Tuning Your Hardware

Choosing the correct hardware for the Web servers and SQL servers plays an important part in doing a performance analysis. A result of this work is to develop recommendations for appropriate hardware for other users.

Web Servers

The Web servers were given more than enough RAM to perform their task. We calculated the maximum working set for the server under load and thus determined how much we could lower the physical RAM in the server.

The disk subsystem of the front-end Web server is used as a read-only device for storing the boot partition and the site content. It needs a read/write device for the pagefile, but these operations are minimal given sufficient physical memory to support the system. The Web server does use the disk subsystem to write event logs and Web logs. This activity is well tuned by the operating system and rarely requires more than a single spindle for performance.

The network system on the Web server should consist of at least a single 100BaseT card.
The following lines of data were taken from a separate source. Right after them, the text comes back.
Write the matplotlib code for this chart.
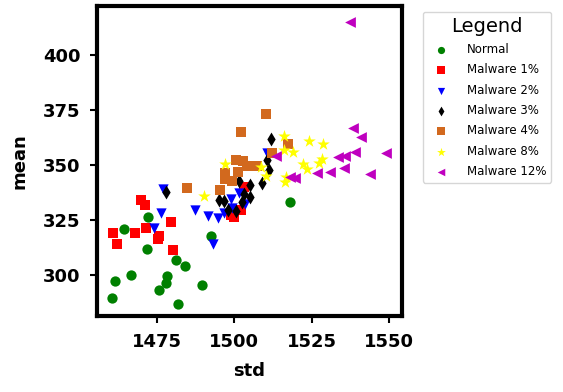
import matplotlib
matplotlib.use("Agg")
import matplotlib.pyplot as plt

normal_std = [1518.1, 1472.2, 1464.3, 1492.3, 1471.9, 1481.0, 1483.9, 1461.5, 1466.7, 1478.2, 1477.9, 1475.5, 1489.4, 1460.6, 1481.9]
normal_mean = [333.3, 326.2, 320.8, 317.9, 312.0, 306.7, 303.9, 297.4, 300.2, 299.8, 296.5, 293.0, 295.5, 289.4, 287.0]

m1_std = [1469.8, 1471.2, 1460.9, 1462.0, 1467.9, 1471.6, 1479.5, 1475.4, 1475.8, 1480.2, 1499.9, 1499.0, 1502.0, 1503.0, 1499.8]
m1_mean = [334.1, 332.0, 319.1, 314.2, 318.9, 321.2, 324.2, 316.5, 317.6, 311.2, 326.8, 327.5, 329.5, 340.0, 326.4]

m2_std = [1476.8, 1476.2, 1474.1, 1487.3, 1491.4, 1494.7, 1493.0, 1498.8, 1496.7, 1501.6, 1503.6, 1510.6, 1499.4]
m2_mean = [339.1, 328.3, 321.5, 329.8, 326.8, 325.8, 313.9, 334.8, 328.3, 337.4, 332.3, 355.6, 330.3]

m3_std = [1478.0, 1511.9, 1510.6, 1511.2, 1508.8, 1501.6, 1505.1, 1505.1, 1503.2, 1495.1, 1496.7, 1497.9, 1500.6, 1502.6]
m3_mean = [337.9, 361.7, 352.3, 347.7, 342.0, 342.7, 340.9, 335.6, 336.7, 334.1, 333.8, 329.5, 329.2, 333.3]

m4_std = [1510.1, 1502.0, 1517.4, 1484.7, 1495.3, 1500.4, 1502.9, 1504.2, 1501.3, 1497.0, 1497.0, 1499.1, 1507.2, 1512.2]
m4_mean = [373.2, 365.0, 359.5, 339.4, 338.6, 352.3, 351.8, 349.7, 347.0, 346.2, 343.5, 342.7, 349.5, 355.3]

m8_std = [1490.2, 1497.0, 1508.5, 1510.3, 1516.0, 1516.2, 1519.0, 1524.0, 1528.5, 1522.1, 1523.6, 1527.3, 1528.2, 1516.7, 1516.5]
m8_mean = [335.9, 350.3, 349.2, 345.2, 363.2, 356.8, 356.1, 360.9, 359.5, 350.5, 348.0, 351.1, 352.7, 344.7, 342.1]

m12_std = [1537.4, 1538.5, 1541.0, 1548.9, 1539.1, 1535.8, 1533.5, 1535.3, 1526.7, 1530.8, 1543.9, 1513.6, 1518.1, 1519.7]
m12_mean = [415.2, 366.7, 362.6, 355.6, 356.1, 354.1, 353.5, 348.5, 346.2, 346.7, 345.9, 354.1, 344.7, 344.2]

labels = ["Normal", "Malware 1%", "Malware 2%", "Malware 3%", "Malware 4%", "Malware 8%", "Malware 12%"]
xticks = [1475, 1500, 1525, 1550]
yticks = [300, 325, 350, 375, 400]

series = [
    (normal_std, normal_mean, "green", "o", 55),
    (m1_std, m1_mean, "red", "s", 55),
    (m2_std, m2_mean, "blue", "v", 55),
    (m3_std, m3_mean, "black", "d", 50),
    (m4_std, m4_mean, "chocolate", "s", 55),
    (m8_std, m8_mean, "yellow", "*", 90),
    (m12_std, m12_mean, "m", "<", 60),
]

fig = plt.figure(figsize=(5.63, 3.92), dpi=100)
ax = fig.add_axes([97/563, 1-316/392, 305/563, 310/392])

for (xs, ys, c, mk, s), lab in zip(series, labels):
    ax.scatter(xs, ys, c=c, marker=mk, s=s, linewidths=0, label=lab)

ax.set_xlim(1455.6, 1554.2)
ax.set_ylim(281.4, 422.3)
ax.set_xticks(xticks)
ax.set_yticks(yticks)
for sp in ax.spines.values():
    sp.set_linewidth(3)
ax.tick_params(width=1.5, length=5, labelsize=13, pad=7)
for t in ax.get_xticklabels() + ax.get_yticklabels():
    t.set_fontweight("bold")
ax.set_xlabel("std", fontsize=13, fontweight="bold", labelpad=8)
ax.set_ylabel("mean", fontsize=13, fontweight="bold", labelpad=10)

leg = ax.legend(title="Legend", loc="upper left", bbox_to_anchor=(423/563, 1-12/392),
                bbox_transform=fig.transFigure, borderaxespad=0, fontsize=8.5,
                title_fontsize=14, scatterpoints=1, markerscale=0.7, fancybox=True,
                labelspacing=0.62, handlelength=2.2, handletextpad=1.1)

fig.savefig("out.png", dpi=100)
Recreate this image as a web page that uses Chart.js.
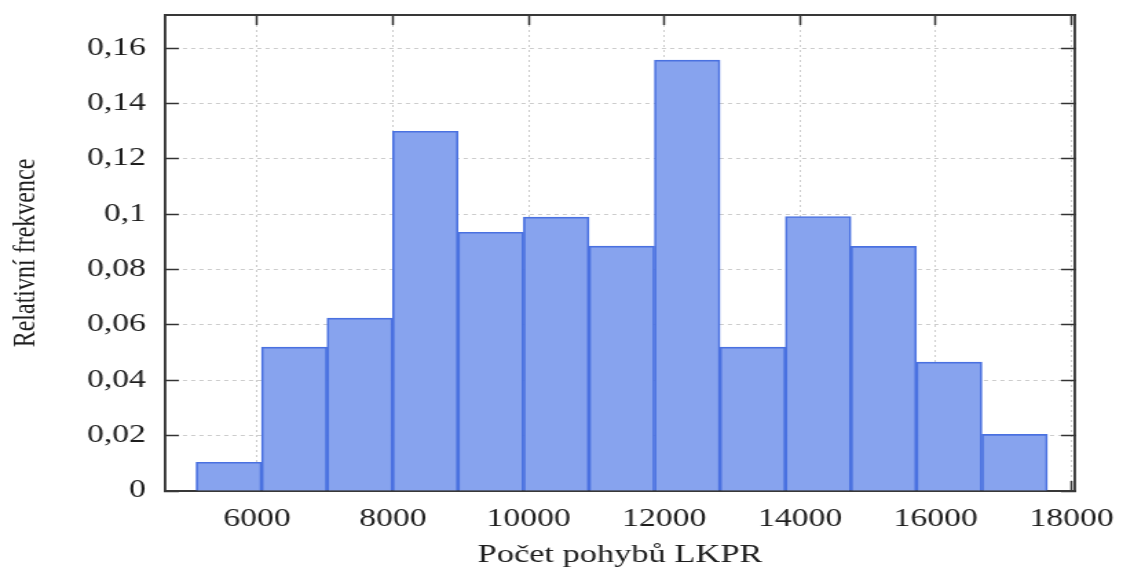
<!DOCTYPE html>
<html lang="cs">
<head>
<meta charset="UTF-8">
<title>Relativní frekvence – počet pohybů LKPR</title>
<script src="https://cdn.jsdelivr.net/npm/chart.js@4"></script>
<style>
  body { margin: 0; background: #fff; overflow: hidden; }
</style>
</head>
<body>
<!-- the source picture is stretched sideways, so draw narrower and widen the canvas -->
<canvas id="histogram" width="816" height="573" style="width:1123px;height:573px"></canvas>
<script>
// histogram bins (počet pohybů) and their relative frequencies
const binEdges = [5100, 6065, 7030, 7995, 8960, 9925, 10890, 11855, 12820, 13785, 14750, 15715, 16680, 17645];
const relFreq = [0.0104, 0.052, 0.0625, 0.130, 0.0935, 0.099, 0.0885, 0.1557, 0.052, 0.0992, 0.0884, 0.0466, 0.0205];

const xTicks = [6000, 8000, 10000, 12000, 14000, 16000, 18000];
const yTicks = [0, 0.02, 0.04, 0.06, 0.08, 0.1, 0.12, 0.14, 0.16];
const yTickLabels = ['0', '0,02', '0,04', '0,06', '0,08', '0,1', '0,12', '0,14', '0,16'];
const xRange = [4644, 18050];
const yRange = [0, 0.172];

const serif = "'Liberation Serif', 'Times New Roman', serif";
const textColor = '#1e1e1e';

// bars sit on the bin centres, width comes from the bin spacing
const points = relFreq.map((v, i) => ({ x: (binEdges[i] + binEdges[i + 1]) / 2, y: v }));

function fixTicks(list) {
    return axis => { axis.ticks = list.map(v => ({ value: v })); };
}

// fixed box sizes so the plot area lands where it is in the picture
function fixSize(w, h) {
    return axis => {
        if (w !== null) axis.width = w;
        if (h !== null) axis.height = h;
        axis.paddingTop = 0;
        axis.paddingBottom = 0;
        axis.paddingLeft = 0;
        axis.paddingRight = 0;
    };
}

function frame(dash) {
    return { display: true, color: '#383838', width: 1.9, dash: dash };
}

function grid(onChart) {
    return {
        drawOnChartArea: onChart,
        offset: false,
        color: '#cccccc',
        lineWidth: 1,
        drawTicks: true,
        tickLength: -10,
        tickColor: '#333333',
        tickWidth: 1.5
    };
}

new Chart(document.getElementById('histogram'), {
    type: 'bar',
    data: {
        datasets: [{
            data: points,
            xAxisID: 'x',
            yAxisID: 'y',
            backgroundColor: '#87a3ee',
            borderColor: '#4a71e0',
            borderWidth: 1.7,
            barPercentage: 1,
            categoryPercentage: 1
        }]
    },
    options: {
        responsive: false,
        animation: false,
        events: [],
        layout: { padding: 0 },
        plugins: {
            legend: { display: false },
            tooltip: { enabled: false }
        },
        scales: {
            x: {
                type: 'linear',
                position: 'bottom',
                min: xRange[0],
                max: xRange[1],
                offset: false,
                afterBuildTicks: fixTicks(xTicks),
                afterFit: fixSize(null, 82),
                border: frame([2, 3]),
                grid: grid(true),
                ticks: {
                    padding: 24,
                    maxRotation: 0,
                    color: textColor,
                    font: { family: serif, size: 24.5 },
                    callback: v => String(v)
                },
                title: {
                    display: true,
                    text: 'Počet pohybů LKPR',
                    color: textColor,
                    font: { family: serif, size: 25 },
                    padding: { top: 0, bottom: 3 }
                }
            },
            y: {
                type: 'linear',
                position: 'left',
                min: yRange[0],
                max: yRange[1],
                afterBuildTicks: fixTicks(yTicks),
                afterFit: fixSize(120, null),
                border: frame([3, 3]),
                grid: grid(true),
                ticks: {
                    padding: 24,
                    color: textColor,
                    font: { family: serif, size: 24.5 },
                    callback: (v, i) => yTickLabels[i]
                },
                title: {
                    display: true,
                    text: 'Relativní frekvence',
                    color: textColor,
                    font: { family: serif, size: 24 },
                    padding: { top: 4, bottom: 0 }
                }
            },
            x2: {
                type: 'linear',
                position: 'top',
                min: xRange[0],
                max: xRange[1],
                offset: false,
                afterBuildTicks: fixTicks(xTicks),
                afterFit: fixSize(null, 15),
                border: frame([]),
                grid: grid(false),
                ticks: { display: false }
            },
            y2: {
                type: 'linear',
                position: 'right',
                min: yRange[0],
                max: yRange[1],
                afterBuildTicks: fixTicks(yTicks),
                afterFit: fixSize(35, null),
                border: frame([]),
                grid: grid(false),
                ticks: { display: false }
            }
        }
    }
});
</script>
</body>
</html>
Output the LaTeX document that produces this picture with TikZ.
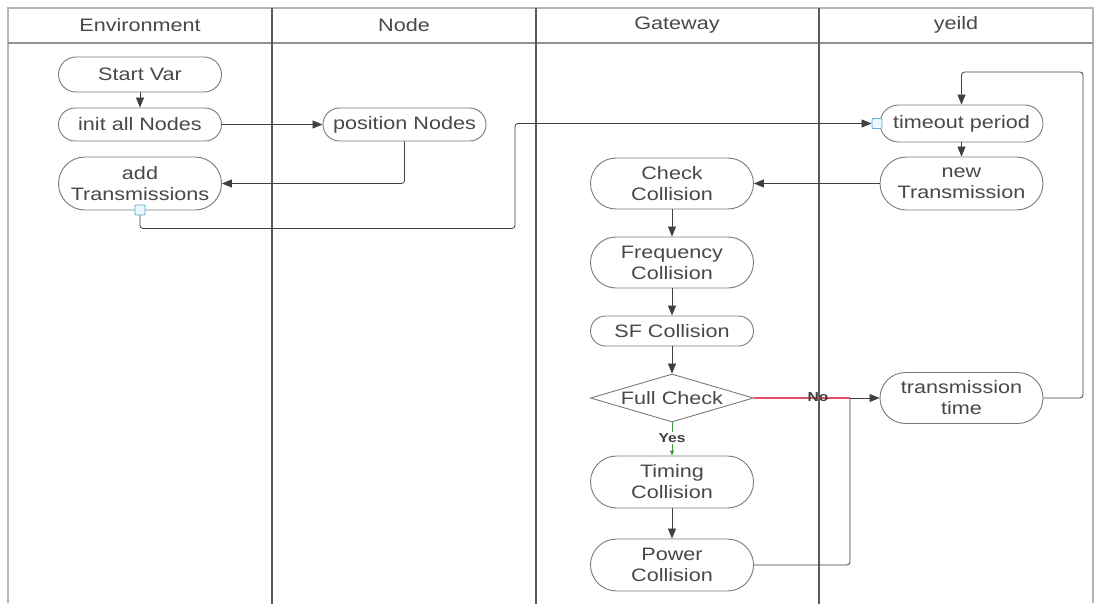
\documentclass[tikz,border=0pt]{standalone}
\usepackage{fontspec}
\setmainfont{Liberation Sans}[FakeStretch=1.2]
\usetikzlibrary{arrows.meta,shapes.geometric}
\definecolor{txt}{HTML}{484848}
\definecolor{edge}{HTML}{7A7A7A}
\definecolor{lane}{HTML}{5A5A5A}
\definecolor{frame}{HTML}{B5B5B5}
\definecolor{flow}{HTML}{404040}
\definecolor{nored}{HTML}{E0506A}
\definecolor{yesgreen}{HTML}{3C9A3C}
\definecolor{portblue}{HTML}{5AB0D8}
\definecolor{portfill}{HTML}{EAF7FC}
\tikzset{
  act/.style={draw=edge, line width=0.9pt, text=txt, minimum width=163pt,
    minimum height=#1, rounded corners=#1/2, inner sep=0pt, align=center,
    font=\fontsize{18}{21}\selectfont},
  act/.default=35pt,
  decide/.style={draw=edge, line width=0.9pt, text=txt, diamond, aspect=3.4,
    minimum width=163pt, minimum height=48pt, inner sep=0pt,
    font=\fontsize{18}{21}\selectfont},
  port/.style={draw=portblue, fill=portfill, line width=0.9pt,
    minimum size=10pt, inner sep=0pt, rounded corners=1pt},
  flowline/.style={draw=flow, line width=0.8pt, rounded corners=3pt,
    -{Triangle[length=10pt,width=8pt]}},
  plainline/.style={draw=flow, line width=0.8pt, rounded corners=3pt},
  head/.style={text=txt, font=\fontsize{18}{21}\selectfont},
  cond/.style={text=flow, font=\bfseries\fontsize{13}{15}\selectfont, inner sep=1pt}
}
\begin{document}
\begin{tikzpicture}[x=1pt,y=-1pt]
\useasboundingbox (0,0) rectangle (1097,604);
\fill[white] (0,0) rectangle (1097,604);

% pool frame and lanes
\draw[frame, line width=1.2pt] (8,603) -- (8,8) -- (1093,8) -- (1093,603);
\draw[frame!80!black, line width=1.6pt] (8,43) -- (1093,43);
\draw[lane, line width=1.6pt] (272,8) -- (272,604);
\draw[lane, line width=1.6pt] (536,8) -- (536,604);
\draw[lane, line width=1.6pt] (819,8) -- (819,604);

% lane titles
\node[head] (hEnv) at (140,25) {Environment};
\node[head] (hNode) at (404,25) {Node};
\node[head] (hGw) at (677,25) {Gateway};
\node[head] (hYd) at (956,25) {yeild};

% Environment lane
\node[act] (start) at (140,74.5) {Start Var};
\node[act=33pt] (init) at (140,124.5) {init all Nodes};
\node[act=53pt] (addT) at (140,183.5) {add\\Transmissions};

% Node lane
\node[act=33pt] (pos) at (404.5,124.5) {position Nodes};

% Gateway lane
\node[act=51pt] (check) at (672,183.5) {Check\\Collision};
\node[act=51pt] (freq) at (672,262.5) {Frequency\\Collision};
\node[act=30pt] (sf) at (672,331) {SF Collision};
\node[decide] (full) at (672,398) {Full Check};
\node[act=52pt] (timing) at (672,482) {Timing\\Collision};
\node[act=52pt] (power) at (672,565) {Power\\Collision};

% yeild lane
\node[act=37pt] (timeout) at (961.5,123.5) {timeout period};
\node[act=53pt] (newT) at (961.5,183.5) {new\\Transmission};
\node[act=51pt] (trans) at (961.5,398) {transmission\\time};

% ports
\node[port] (pOut) at (140,210) {};
\node[port] (pIn) at (877,123.5) {};

% helper points
\coordinate (join) at (850,398);
\coordinate (loopTop) at (1083,72);

% connectors
\draw[flowline] (start) -- (init);
\draw[flowline] (init) -- (pos);
\draw[flowline] (pos.south) |- (addT.east);
\draw[flowline] (pOut.south) -- ++(0,13) -| (515,123.5) -- (pIn.west);
\draw[flowline] (timeout) -- (newT);
\draw[flowline] (newT) -- (check);
\draw[flowline] (check) -- (freq);
\draw[flowline] (freq) -- (sf);
\draw[flowline] (sf) -- (full);
\draw[nored, line width=1.6pt] (full.east) -- (join);
\node[cond] (no) at (818,397) {No};
\draw[flowline] (join) -- (trans.west);
\draw[plainline] (power.east) -| (join);
\draw[yesgreen, line width=0.7pt, -{Triangle[length=5pt,width=4pt]}] (full.south) -- (timing.north);
\node[cond, fill=white] (yes) at (672,438) {Yes};
\draw[flowline] (timing) -- (power);
\draw[flowline] (trans.east) -| (loopTop) -| (timeout.north);
\end{tikzpicture}
\end{document}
For improved security, manageability, and availability, the server should have two or even three network cards. The network throughput of the Web servers were not sufficient to saturate even a 100 megabit card.

Finally, the CPU and processing subsystem for the server should be the best currently available. This particular hardware subsystem remains the bottleneck on this server for the foreseeable future. This is due to the dynamic and process intensive nature of the ASP Web pages. This also makes sense given our current per-processor licensing scheme.

SQL Servers

Typically, on the SQL servers the most important tuning option is setting up the physical disk subsystem. For optimal performance, the databases should be separated from their transaction logs on different physical drives. All of the databases, transaction logs, and the TempDB should be set up so that the individual disk subsystem is not the bottleneck. In our test scenario, the physical disk subsystem was not an issue, but a real site should carefully correlate disk costs with the transactions in order to plan for increased disk requirements.

SQL Server takes advantage of large amounts of physical memory, so the amount of RAM available should be weighed against the working set of the database. During a runtime test the network I/O and the processing load on the SQL server will be a direct function of the number of front-end server accessing the SQL database as well as the profile of the load. In our testing we set up the SQL server so that it was not the bottleneck. Commerce Server 2000 is designed for horizontal scalability and partitioning of the back-end database systems. The databases for marketing, user profile management, catalog, data warehouse, transactions, and administration can be separated into physical SQL server databases. Thus, the deployed system can easily be distributed onto a separate server or cluster per database. Details of how to do this are not part of this discussion.